庶民の知恵が生んだ味「イカメンチ」の誕生
「イカメンチ」は、イカのゲソを細かく叩いてミンチ状にし、たまねぎや人参、キャベツなどの野菜と混ぜ合わせ、小麦粉でまとめて油でこんがりと揚げた料理です。戦後の食糧難の時代に「食材を無駄なく使う」という知恵から生まれたと伝えられています。イカのぷりっとした歯ごたえと香ばしい風味、そして野菜の甘みが絶妙に調和し、今では家庭の味としてだけでなく、地域を代表するソウルフードとして定着しています。
家庭ごとに異なる味わいと工夫
弘前イカメンチは各家庭によって味付けや材料が異なるのも特徴です。イカゲソの食感を生かすために細かく刻む家もあれば、あえて粗く切って噛み応えを残す家庭もあります。紅しょうがや枝豆を加えて彩りを豊かにしたり、豆腐や長芋を混ぜてふんわりと仕上げたりと、家庭ごとの工夫が光ります。

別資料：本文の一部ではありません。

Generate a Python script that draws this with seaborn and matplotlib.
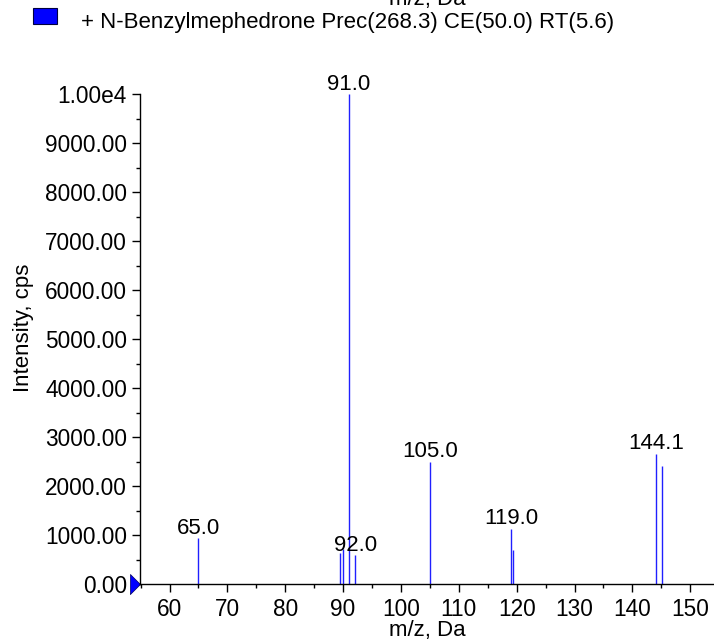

また、カレー粉を入れてスパイシーなアレンジを楽しむなど、現代的なバリエーションも増えています。
家庭の味からご当地グルメへ
かつては家庭の台所で作られる日常食でしたが、現在では市場やスーパーの総菜コーナーでも手軽に購入できるようになっています。さらに近年では、地元飲食店が提供する「イカメンチ丼」や「イカメンチバーガー」などの新しいスタイルも登場し、若い世代にも人気を集めています。地元イベントや物産展などでも販売され、津軽の食文化を象徴する名物料理として注目されています。
まとめ:津軽の心が詰まった庶民の味
弘前イカメンチは、単なる惣菜ではなく、津軽の人々の生活と知恵が息づく郷土料理です。限られた食材を工夫し、美味しく無駄なく食べるという精神が今も受け継がれています。イカの旨味と野菜の優しい甘さ、そして香ばしい風味が広がるひと口に、津軽のあたたかい家庭の味を感じることができるでしょう。